- Directed by: R. G. Springsteen
- Written by: Charles E. Roberts; Jack Townley; Charles R. Marion;
- Produced by: Sidney Picker
- Starring: Estelita Rodriguez; Robert Clarke; Nestor Paiva; Marvin Kaplan;
- Cinematography: Jack A. Marta
- Edited by: Tony Martinelli
- Music by: Stanley Wilson
- Production company: Republic Pictures
- Distributed by: Republic Pictures
- Release date: March 6, 1952 (Los Angeles);
- Running time: 80 minutes
- Country: United States
- Language: English

= The Fabulous Senorita =

1952 American film by R. G. Springsteen

The Fabulous Senorita is a 1952 American musical comedy film directed by R. G. Springsteen and starring Estelita Rodriguez, Robert Clarke and Nestor Paiva.
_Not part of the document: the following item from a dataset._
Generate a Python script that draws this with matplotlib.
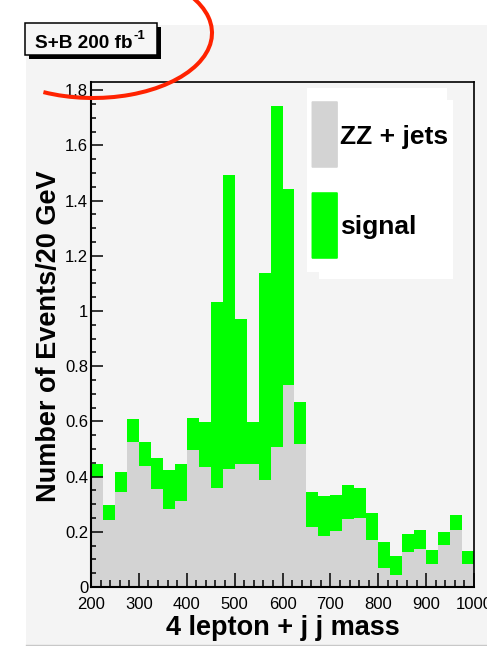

The film arrived at the tail end of a cycle of Latin American-themed films and marks an early appearance by future Academy Award winner Rita Moreno.

==Cast==
- Estelita Rodriguez as Estelita Rodriguez
- Robert Clarke as Jerry Taylor
- Nestor Paiva as José Rodriguez
- Marvin Kaplan as Clifford Van Kunkle
- Rita Moreno as Manuela Rodríguez
- Leon Belasco as Señor Gonzales
- Tito Renaldo as Pedro Sanchez
- Tom Powers as Delaney
- Emory Parnell as Dean Bradshaw
- Olin Howland as Justice of the Peace
- Vito Scotti as Esteban Gonzales
- Martin Garralaga as Police Captain Garcia

== Release ==
The film premiered as a second feature to Hoodlum Empire in Los Angeles on March 6, 1952.